The hedges separate the manicured park from its stunning views and steep drop-off, but their required weekly trimming makes them the high-fashion models of city park plants.
In parks as in life, supermodels are OK – but with cuts in the Parks and Recreation Department in 2003, there’s a limit to how many high-maintenance divas can stay in city parks.
The Everett City Council this week voted to spend $1.3 million to upgrade several parks and public spaces, including making some areas easier to maintain.
“Some of our parks have been loved to death. We need some sprucing up. We use them so much, we need to put some money back into them,” council President Marian Krell said.
Each project will include a “sustainable maintenance” component as part of the department’s effort to simplify and decrease hours spent on things such as mowing and pruning.
“We’re recovering from (last year’s) downsizing and looking at how we can be more efficient,” parks director Susan Francisco said.
“Parks are such a vital part of our community, we don’t want to lose that. We’re not going to let them go to the point where they have to have a huge recovery effort later on.”
With fewer employees to tend the city’s 39 parks, the department is enacting a more standardized maintenance schedule. That means replacing the city’s more needy greenery with mellower plants, and areas of some parks may adopt the natural look, Francisco said.
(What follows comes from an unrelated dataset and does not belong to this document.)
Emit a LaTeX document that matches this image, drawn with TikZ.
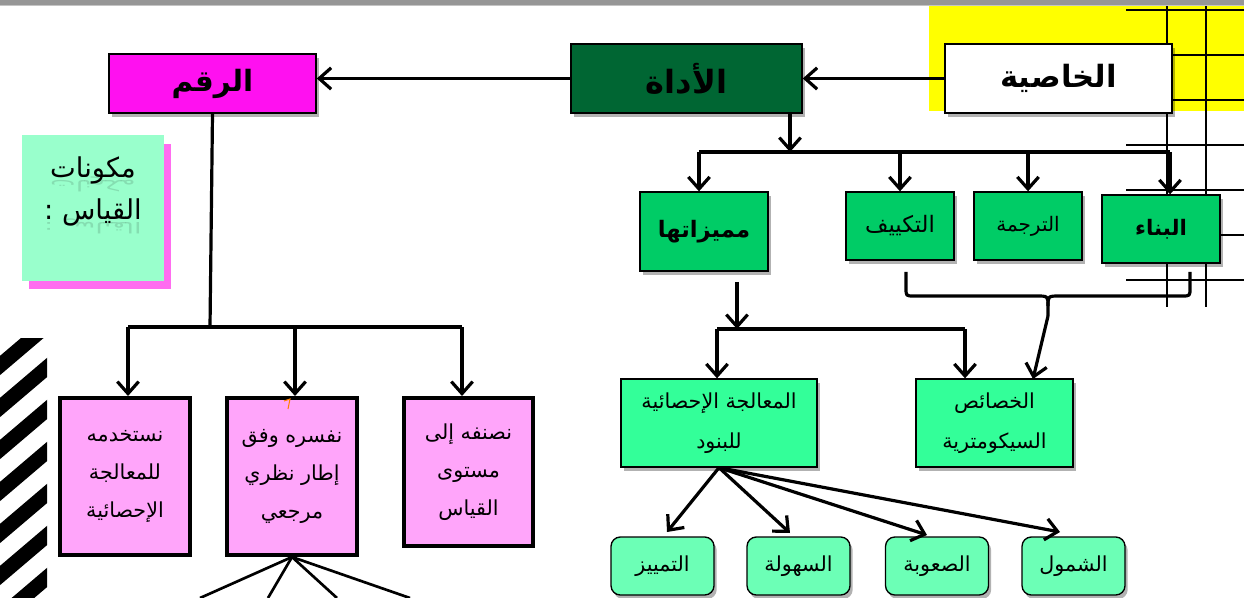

Councilman Ron Gipson voted against spending the money.
“If we didn’t let all those folks go, we wouldn’t be spending $1.5 million,” Gipson said Friday.
He also worries that work on park renovations, including sidewalks, curbs and asphalt, won’t be able to be done by city employees.
“You don’t cut a department all the way down to the bones and then start outsourcing the work,” Gipson said. “A majority of that stuff could be done in-house if we had the personnel.”
Langus Riverfront Park in north Everett is the site of the largest project. There the city is spending $581,888 to replace the dilapidated rowing and boat launch docks with new ones made of durable, nonslip materials.
Also, the city will spend $436,432 on a complete overhaul of Lions Park on Cascade Drive in south Everett. The park will get new playground equipment, new paths, a new parking lot and irrigation updates.
The council voted to spend $150,000 on improving the aesthetics of Everett’s gateways to the north and south, as well as the landscape beds on Colby Avenue.
Though there always will be more hedges to be clipped than there are hands to clip them, investing in a sustainable maintenance program will save the city time and money in the long run, Francisco said.
Also, naturalizing some areas will free up more time to beautify others, particularly Everett’s most popular parks, said Hal Gausman, assistant director of parks and recreation.
“There’s just a lot of places that we want to make sure are weed-, litter- and graffiti-free, and that the community feels safe being in all the parks,” Gausman said.
“That’s the goal – that all of our parks are a place people want to go to spend time. We’ve got great staff, they just have so much to get to.”